If the sweating can be attributed to an underlying medical condition, it's called secondary hyperhidrosis. This type is more likely to cause sweating all over your body.
The following suggestions may help you cope with sweating and body odor:
Use antiperspirant. Nonprescription antiperspirants contain aluminum-based compounds that temporarily block the sweat pore. This reduces the amount of sweat that reaches your skin. This type of product may help with minor hyperhidrosis.
Bathe daily. Regular bathing helps keep the number of bacteria on your skin in check. Dry yourself thoroughly, especially between the toes and under the arms.
Choose shoes and socks made of natural materials. Shoes made of natural materials, such as leather, can help prevent sweaty feet by allowing your feet to breathe. When you're active, moisture-wicking athletic socks are a good choice.
Rotate your shoes. Shoes won't completely dry overnight, so try not to wear the same pair two days in a row.

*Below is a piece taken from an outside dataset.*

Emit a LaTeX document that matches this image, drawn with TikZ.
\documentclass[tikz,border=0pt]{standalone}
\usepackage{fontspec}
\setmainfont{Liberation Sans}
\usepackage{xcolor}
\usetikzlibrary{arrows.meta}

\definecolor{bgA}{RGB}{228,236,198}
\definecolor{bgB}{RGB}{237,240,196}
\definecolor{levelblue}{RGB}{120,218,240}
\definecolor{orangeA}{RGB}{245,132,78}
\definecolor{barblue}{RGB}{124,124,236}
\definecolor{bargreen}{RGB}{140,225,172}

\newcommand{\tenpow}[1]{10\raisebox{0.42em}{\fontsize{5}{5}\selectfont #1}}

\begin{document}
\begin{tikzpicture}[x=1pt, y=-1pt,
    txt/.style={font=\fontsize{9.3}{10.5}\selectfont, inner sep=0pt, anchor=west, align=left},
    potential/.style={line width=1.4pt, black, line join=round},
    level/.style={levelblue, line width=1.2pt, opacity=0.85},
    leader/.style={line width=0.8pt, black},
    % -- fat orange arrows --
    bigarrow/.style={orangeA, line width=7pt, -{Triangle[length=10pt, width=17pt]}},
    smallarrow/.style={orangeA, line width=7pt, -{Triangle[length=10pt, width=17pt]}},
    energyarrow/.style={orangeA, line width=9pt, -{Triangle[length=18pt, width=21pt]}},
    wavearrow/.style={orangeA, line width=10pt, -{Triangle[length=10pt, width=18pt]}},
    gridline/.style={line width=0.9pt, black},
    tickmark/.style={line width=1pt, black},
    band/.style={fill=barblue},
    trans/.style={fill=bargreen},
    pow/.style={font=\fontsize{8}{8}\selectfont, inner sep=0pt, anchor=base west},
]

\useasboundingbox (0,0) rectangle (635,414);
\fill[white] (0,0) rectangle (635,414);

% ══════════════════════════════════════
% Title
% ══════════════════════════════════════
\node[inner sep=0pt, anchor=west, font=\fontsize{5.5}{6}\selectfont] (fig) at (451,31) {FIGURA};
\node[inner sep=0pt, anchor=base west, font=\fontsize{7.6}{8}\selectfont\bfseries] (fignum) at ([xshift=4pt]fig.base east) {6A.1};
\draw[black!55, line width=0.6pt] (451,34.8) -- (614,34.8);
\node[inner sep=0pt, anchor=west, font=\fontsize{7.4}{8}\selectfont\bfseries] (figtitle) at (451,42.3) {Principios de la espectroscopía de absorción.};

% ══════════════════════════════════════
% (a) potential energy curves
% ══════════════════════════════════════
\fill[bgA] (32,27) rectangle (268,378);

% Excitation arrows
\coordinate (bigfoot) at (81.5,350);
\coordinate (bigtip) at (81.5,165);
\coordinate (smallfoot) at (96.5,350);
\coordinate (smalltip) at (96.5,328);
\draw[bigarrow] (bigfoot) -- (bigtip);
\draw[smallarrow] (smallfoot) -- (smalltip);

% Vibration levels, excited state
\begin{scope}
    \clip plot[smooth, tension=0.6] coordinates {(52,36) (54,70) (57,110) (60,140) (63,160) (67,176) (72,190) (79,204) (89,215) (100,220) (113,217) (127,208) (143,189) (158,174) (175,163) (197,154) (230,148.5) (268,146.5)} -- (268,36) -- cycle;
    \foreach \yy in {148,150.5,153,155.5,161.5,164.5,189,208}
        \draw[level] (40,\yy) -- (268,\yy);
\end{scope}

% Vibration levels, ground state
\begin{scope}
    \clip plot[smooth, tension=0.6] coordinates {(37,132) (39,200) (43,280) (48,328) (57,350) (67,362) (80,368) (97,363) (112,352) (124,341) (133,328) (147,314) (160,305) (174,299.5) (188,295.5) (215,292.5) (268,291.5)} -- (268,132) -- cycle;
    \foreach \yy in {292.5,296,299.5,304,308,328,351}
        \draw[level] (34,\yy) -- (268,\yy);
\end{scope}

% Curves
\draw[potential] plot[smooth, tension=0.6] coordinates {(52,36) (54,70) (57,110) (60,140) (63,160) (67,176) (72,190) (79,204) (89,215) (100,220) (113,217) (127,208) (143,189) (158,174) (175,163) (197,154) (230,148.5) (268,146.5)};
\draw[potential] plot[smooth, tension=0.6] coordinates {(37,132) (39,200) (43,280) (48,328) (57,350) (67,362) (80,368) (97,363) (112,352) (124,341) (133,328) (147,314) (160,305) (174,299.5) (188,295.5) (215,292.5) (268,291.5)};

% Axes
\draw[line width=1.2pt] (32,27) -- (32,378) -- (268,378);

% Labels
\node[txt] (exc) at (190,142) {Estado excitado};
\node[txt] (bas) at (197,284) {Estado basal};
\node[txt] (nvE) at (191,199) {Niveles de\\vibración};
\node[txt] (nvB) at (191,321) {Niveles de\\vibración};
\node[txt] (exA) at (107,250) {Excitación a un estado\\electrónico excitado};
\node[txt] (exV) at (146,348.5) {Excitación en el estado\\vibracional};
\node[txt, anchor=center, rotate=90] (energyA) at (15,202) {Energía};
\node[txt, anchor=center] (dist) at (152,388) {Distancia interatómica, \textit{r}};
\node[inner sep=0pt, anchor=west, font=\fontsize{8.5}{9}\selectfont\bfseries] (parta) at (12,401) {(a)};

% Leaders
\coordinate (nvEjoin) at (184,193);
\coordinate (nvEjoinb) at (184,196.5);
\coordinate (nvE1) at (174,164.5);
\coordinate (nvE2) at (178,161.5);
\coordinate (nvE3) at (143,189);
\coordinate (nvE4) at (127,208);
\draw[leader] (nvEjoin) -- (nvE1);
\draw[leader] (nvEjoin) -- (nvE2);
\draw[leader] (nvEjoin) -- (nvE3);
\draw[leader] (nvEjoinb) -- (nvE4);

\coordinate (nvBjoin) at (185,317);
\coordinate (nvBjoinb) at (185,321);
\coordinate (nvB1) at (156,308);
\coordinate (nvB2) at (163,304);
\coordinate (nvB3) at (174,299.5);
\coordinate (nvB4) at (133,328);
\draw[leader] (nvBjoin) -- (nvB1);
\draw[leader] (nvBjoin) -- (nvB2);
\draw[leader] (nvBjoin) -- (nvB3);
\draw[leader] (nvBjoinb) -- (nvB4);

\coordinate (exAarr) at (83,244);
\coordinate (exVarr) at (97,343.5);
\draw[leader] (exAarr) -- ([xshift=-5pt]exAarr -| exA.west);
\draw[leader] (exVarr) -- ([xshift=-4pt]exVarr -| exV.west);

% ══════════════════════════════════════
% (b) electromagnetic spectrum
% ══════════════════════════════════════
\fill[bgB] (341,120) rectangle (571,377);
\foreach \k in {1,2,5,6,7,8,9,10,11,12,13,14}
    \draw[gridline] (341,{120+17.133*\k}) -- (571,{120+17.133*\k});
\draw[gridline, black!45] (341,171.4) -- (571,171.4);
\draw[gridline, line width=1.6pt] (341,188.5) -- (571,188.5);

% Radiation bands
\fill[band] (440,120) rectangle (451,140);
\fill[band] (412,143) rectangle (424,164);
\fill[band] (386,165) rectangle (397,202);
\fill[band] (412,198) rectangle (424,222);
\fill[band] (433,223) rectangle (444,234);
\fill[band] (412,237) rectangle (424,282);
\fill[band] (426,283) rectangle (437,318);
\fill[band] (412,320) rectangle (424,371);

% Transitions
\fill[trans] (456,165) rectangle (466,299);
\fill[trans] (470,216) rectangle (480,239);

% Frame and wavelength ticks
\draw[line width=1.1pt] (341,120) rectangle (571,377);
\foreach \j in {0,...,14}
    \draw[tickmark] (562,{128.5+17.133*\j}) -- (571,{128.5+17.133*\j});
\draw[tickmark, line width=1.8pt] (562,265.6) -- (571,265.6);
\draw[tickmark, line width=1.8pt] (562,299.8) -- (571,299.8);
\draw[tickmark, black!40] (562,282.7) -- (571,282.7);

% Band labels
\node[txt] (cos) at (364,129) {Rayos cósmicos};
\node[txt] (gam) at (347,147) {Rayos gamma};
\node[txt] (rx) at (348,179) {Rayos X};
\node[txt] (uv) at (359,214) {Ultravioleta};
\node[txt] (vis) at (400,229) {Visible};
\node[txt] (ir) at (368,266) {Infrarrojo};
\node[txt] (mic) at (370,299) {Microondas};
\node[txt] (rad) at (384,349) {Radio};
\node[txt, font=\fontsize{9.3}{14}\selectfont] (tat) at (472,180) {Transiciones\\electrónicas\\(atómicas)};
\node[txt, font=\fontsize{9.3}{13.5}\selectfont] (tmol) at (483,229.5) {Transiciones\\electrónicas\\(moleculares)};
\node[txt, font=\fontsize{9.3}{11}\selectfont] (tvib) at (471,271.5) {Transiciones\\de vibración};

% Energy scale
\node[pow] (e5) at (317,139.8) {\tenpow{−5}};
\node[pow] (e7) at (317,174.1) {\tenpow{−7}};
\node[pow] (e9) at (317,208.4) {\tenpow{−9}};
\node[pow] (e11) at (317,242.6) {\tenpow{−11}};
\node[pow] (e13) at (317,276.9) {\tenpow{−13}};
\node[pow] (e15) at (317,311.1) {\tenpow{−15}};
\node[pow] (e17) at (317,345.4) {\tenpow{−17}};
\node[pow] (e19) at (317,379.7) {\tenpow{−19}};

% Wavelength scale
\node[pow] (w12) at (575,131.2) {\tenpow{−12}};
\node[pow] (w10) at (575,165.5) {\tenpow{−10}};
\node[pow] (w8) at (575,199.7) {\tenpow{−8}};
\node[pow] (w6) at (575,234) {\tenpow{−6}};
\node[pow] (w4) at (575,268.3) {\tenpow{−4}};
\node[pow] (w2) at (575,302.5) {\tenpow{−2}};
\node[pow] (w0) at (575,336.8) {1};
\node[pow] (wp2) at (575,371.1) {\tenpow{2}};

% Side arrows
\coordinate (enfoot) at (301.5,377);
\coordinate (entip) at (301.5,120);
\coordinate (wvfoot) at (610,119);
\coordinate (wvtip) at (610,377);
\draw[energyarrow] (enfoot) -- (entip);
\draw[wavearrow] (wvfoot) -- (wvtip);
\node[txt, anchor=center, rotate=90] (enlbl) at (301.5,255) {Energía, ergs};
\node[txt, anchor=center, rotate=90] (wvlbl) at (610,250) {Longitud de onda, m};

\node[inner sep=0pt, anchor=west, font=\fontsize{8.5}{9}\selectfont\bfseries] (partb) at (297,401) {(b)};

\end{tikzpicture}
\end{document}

Change your socks often. Change socks or hose once or twice a day, drying your feet thoroughly each time. You may want to try pantyhose with cotton soles. Use over-the-counter foot powders to help absorb sweat.

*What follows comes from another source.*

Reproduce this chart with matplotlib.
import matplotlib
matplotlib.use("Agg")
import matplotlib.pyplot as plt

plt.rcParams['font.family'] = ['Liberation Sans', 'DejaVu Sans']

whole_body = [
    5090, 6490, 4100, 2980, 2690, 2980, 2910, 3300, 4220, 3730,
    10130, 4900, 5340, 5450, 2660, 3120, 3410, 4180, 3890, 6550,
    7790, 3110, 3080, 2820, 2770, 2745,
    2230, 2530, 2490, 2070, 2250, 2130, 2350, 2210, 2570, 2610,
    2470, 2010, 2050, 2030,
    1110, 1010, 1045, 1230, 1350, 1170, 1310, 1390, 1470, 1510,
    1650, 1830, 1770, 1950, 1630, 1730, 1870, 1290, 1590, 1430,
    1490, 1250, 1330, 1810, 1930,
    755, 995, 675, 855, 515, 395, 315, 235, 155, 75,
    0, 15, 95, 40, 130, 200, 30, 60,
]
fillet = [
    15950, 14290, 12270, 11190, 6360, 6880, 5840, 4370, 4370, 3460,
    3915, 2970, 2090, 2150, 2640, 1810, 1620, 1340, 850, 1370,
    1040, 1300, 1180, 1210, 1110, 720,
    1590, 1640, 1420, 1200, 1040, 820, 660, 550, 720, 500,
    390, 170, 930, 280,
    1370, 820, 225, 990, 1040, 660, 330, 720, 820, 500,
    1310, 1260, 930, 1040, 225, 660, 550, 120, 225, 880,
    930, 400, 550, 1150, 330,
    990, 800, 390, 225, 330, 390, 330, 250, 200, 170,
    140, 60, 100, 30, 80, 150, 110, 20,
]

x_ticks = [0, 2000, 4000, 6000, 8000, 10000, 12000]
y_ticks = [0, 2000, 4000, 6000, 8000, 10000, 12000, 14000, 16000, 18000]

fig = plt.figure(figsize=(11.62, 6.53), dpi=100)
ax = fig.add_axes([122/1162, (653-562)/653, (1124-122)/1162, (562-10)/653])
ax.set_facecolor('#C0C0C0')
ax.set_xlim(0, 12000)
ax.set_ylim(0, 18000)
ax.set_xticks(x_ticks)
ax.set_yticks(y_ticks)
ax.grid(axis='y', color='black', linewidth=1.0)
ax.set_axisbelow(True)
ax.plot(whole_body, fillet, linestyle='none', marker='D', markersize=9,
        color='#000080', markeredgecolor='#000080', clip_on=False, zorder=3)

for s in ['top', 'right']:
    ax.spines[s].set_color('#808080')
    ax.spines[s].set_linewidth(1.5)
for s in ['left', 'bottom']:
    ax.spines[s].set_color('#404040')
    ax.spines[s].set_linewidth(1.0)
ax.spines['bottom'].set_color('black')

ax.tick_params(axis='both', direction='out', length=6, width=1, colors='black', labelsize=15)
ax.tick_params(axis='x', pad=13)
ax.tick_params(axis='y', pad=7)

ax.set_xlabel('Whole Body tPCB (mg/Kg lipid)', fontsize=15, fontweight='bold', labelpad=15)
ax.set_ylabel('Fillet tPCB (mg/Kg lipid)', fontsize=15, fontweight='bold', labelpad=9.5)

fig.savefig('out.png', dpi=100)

Air your feet. Go barefoot when you can, or at least slip out of your shoes now and then.
Choose clothing to suit your activity. Generally, wear natural fabrics, such as cotton, wool and silk, which allow your skin to breathe. When you exercise, you might prefer fabrics designed to wick moisture away from your skin.
Try relaxation techniques. Consider relaxation techniques such as yoga, meditation and biofeedback. These can help you learn to control the stress that triggers sweating.